The motivation for our research to incorporate an integrated ego-motion compensation was to mitigate these false positives. By aligning the static points effectively, our algorithm is better positioned to accurately identify the scene flow estimates of dynamic objects.
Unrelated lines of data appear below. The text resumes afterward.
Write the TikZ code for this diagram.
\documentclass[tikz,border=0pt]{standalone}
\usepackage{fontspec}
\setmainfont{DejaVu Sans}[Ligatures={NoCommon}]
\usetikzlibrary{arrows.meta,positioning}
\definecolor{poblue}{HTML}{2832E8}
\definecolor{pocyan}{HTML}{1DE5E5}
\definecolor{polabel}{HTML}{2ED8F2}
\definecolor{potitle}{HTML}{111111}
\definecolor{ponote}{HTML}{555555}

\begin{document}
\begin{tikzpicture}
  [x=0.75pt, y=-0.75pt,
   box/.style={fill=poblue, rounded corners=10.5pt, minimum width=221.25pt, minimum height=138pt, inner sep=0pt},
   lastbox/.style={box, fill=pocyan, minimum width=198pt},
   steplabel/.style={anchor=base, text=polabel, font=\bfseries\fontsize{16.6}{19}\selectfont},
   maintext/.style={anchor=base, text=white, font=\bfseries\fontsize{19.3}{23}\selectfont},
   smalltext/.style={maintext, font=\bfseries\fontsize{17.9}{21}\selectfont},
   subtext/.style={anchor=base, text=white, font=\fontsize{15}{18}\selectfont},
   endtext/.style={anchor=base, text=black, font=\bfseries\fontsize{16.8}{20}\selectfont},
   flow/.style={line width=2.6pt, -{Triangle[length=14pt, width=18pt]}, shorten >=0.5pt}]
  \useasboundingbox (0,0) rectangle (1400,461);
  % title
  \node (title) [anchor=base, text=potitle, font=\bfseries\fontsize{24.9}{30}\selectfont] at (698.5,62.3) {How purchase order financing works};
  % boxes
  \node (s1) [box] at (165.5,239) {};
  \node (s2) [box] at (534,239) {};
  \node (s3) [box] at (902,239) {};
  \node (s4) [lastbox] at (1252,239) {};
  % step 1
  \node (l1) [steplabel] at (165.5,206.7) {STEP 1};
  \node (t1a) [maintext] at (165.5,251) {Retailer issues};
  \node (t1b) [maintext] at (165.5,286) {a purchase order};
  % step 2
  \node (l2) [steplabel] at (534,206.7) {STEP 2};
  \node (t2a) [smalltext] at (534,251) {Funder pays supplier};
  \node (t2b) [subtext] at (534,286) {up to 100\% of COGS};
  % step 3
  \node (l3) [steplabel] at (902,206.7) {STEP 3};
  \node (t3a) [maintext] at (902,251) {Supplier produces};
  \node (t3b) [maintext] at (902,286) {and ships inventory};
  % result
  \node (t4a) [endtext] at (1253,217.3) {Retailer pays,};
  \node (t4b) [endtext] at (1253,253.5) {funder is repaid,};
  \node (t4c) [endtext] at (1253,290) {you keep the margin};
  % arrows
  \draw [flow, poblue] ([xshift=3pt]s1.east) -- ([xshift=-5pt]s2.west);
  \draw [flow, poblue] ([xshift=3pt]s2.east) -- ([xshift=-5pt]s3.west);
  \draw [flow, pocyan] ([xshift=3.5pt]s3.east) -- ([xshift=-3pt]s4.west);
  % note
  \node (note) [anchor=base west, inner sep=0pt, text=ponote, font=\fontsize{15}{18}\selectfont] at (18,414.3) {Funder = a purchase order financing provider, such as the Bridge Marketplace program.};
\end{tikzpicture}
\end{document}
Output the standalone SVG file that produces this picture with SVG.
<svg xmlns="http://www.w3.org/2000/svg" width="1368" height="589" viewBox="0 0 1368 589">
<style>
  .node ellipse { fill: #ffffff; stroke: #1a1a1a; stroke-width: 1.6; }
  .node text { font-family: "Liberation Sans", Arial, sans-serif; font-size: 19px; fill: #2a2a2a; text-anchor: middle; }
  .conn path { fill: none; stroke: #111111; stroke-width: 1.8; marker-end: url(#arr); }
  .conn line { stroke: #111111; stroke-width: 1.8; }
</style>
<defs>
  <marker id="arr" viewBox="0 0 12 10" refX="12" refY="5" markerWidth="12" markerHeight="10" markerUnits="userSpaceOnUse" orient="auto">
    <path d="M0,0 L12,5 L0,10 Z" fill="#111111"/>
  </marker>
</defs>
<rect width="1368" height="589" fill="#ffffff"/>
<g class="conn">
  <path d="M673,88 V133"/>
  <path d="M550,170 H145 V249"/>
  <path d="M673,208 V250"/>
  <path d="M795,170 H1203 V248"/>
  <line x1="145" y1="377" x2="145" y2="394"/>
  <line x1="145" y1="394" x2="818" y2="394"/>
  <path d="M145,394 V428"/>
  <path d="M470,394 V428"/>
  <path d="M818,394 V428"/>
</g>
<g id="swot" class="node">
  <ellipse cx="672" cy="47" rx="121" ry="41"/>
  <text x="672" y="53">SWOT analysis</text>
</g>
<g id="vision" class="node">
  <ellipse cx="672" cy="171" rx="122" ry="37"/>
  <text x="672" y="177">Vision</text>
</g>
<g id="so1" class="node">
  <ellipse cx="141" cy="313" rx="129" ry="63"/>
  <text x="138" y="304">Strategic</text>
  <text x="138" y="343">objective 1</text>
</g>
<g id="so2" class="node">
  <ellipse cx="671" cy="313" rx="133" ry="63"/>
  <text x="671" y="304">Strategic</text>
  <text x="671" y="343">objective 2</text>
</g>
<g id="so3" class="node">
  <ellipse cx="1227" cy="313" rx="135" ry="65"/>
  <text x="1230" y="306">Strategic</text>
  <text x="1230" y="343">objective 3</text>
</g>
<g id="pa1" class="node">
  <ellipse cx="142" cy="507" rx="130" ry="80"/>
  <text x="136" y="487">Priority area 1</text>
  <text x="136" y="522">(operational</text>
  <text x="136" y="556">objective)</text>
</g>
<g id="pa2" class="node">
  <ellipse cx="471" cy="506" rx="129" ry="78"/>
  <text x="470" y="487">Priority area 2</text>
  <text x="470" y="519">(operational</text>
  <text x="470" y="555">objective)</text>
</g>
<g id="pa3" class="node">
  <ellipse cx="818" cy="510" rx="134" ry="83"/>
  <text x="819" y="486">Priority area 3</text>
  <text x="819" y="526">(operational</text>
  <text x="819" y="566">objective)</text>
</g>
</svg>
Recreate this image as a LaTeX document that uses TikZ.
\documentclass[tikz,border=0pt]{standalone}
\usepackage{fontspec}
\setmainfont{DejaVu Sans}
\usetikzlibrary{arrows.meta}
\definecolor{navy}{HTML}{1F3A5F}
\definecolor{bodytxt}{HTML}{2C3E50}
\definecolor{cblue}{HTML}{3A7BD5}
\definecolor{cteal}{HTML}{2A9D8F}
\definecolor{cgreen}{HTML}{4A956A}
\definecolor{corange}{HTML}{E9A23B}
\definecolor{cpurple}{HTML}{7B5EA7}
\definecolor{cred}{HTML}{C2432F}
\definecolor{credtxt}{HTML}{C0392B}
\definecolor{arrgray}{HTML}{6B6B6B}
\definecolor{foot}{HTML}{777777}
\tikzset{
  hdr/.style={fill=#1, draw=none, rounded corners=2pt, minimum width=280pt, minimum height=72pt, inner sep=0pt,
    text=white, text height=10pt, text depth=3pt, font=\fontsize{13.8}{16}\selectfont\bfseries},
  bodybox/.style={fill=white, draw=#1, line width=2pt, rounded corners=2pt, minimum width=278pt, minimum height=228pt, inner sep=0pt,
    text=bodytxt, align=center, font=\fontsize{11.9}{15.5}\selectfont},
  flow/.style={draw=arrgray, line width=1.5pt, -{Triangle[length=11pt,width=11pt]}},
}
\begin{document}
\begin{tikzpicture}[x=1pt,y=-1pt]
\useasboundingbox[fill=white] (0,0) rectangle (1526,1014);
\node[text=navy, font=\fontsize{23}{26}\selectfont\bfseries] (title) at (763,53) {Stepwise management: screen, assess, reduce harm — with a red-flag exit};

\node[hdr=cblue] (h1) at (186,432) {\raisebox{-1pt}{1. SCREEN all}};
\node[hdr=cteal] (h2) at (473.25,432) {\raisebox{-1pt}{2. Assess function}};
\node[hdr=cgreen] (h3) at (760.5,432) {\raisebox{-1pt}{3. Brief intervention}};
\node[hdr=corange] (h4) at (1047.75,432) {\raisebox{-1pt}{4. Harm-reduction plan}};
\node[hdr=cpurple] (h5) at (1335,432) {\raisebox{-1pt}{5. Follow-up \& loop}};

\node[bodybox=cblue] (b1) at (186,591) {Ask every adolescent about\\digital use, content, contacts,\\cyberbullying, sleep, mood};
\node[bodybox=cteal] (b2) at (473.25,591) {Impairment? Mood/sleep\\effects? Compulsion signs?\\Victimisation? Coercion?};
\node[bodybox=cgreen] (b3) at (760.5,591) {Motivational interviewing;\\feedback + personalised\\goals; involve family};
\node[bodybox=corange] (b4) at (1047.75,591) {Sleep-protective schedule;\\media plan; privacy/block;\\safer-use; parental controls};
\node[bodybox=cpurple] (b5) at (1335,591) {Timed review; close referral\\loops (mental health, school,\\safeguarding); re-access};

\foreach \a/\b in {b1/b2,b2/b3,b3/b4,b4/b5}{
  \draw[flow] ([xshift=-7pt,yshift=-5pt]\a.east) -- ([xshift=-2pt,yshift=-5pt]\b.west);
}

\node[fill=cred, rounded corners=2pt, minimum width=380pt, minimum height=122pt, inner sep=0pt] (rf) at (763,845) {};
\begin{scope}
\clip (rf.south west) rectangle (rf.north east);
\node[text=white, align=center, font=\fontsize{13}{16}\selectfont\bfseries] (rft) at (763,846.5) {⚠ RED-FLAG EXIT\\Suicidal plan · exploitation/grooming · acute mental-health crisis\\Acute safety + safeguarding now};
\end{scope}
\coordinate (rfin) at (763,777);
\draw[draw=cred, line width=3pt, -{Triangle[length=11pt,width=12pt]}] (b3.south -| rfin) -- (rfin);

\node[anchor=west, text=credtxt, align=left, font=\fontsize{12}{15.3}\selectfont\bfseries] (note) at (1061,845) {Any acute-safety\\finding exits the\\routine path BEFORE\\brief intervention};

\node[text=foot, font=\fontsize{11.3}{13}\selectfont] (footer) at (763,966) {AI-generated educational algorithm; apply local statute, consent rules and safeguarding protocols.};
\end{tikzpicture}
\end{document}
As depicted in Figure [8](https://arxiv.org/html/2401.02550v1/#S6.F8 "Figure 8 ‣ 6.3 Tough Example: Ego vehicle surrounded by dynamic objects ‣ 6 Visualizations ‣ 5 Implementation Details ‣ 4 Bi-directional fit function ‣ 3.1 FlyingThings3D ‣ 3 Failure Cases ‣ 2 Real-Time OptFlow ‣ 1 Faster OptFlow in Batches ‣ OptFlow: Fast Optimization-based Scene Flow Estimation without Supervision Supplementary Material"), the inclusion of an integrated ego-motion compensation transformation function significantly reduces false positives and yields estimates that are more closely aligned with the ground truth flow values.

### 6.3 Tough Example: Ego vehicle surrounded by dynamic objects

In figure [9](https://arxiv.org/html/2401.02550v1/#S6.F9 "Figure 9 ‣ 6.3 Tough Example: Ego vehicle surrounded by dynamic objects ‣ 6 Visualizations ‣ 5 Implementation Details ‣ 4 Bi-directional fit function ‣ 3.1 FlyingThings3D ‣ 3 Failure Cases ‣ 2 Real-Time OptFlow ‣ 1 Faster OptFlow in Batches ‣ OptFlow: Fast Optimization-based Scene Flow Estimation without Supervision Supplementary Material"), we provide an enlarged view of Figure 3 from the main paper. This visualization illustrates a challenging scenario where the ego vehicle is navigating a turn and is surrounded by numerous dynamic objects. Remarkably, our algorithm continues to deliver excellent performance even in these complex conditions.

![Image 8: Refer to caption](https://arxiv.org/html/2401.02550v1/extracted/5330750/iccv2023AuthorKit/images/supp/egomotion.png)

Figure 8: Effect of integrated ego-motion compensation within our objective function: The transformation function aids in more accurate point cloud alignment, significantly reducing the likelihood of false positives, as demonstrated above.

![Image 9: Refer to caption](https://arxiv.org/html/2401.02550v1/extracted/5330750/iccv2023AuthorKit/images/supp/tough_example.png)

Figure 9: Predicting Scene Flow in a Dynamic Scene: This visualization depicts the estimated scene flow surrounding an ego vehicle. The left image uses color gradients to indicate flow velocity and direction. Similar color values depict similarity in flow values. The image on the right depicts estimated flow vectors (blue) onto the actual target point cloud data (green). The proximity of the predicted and target points demonstrates the accuracy of the scene flow model in this busy urban setting.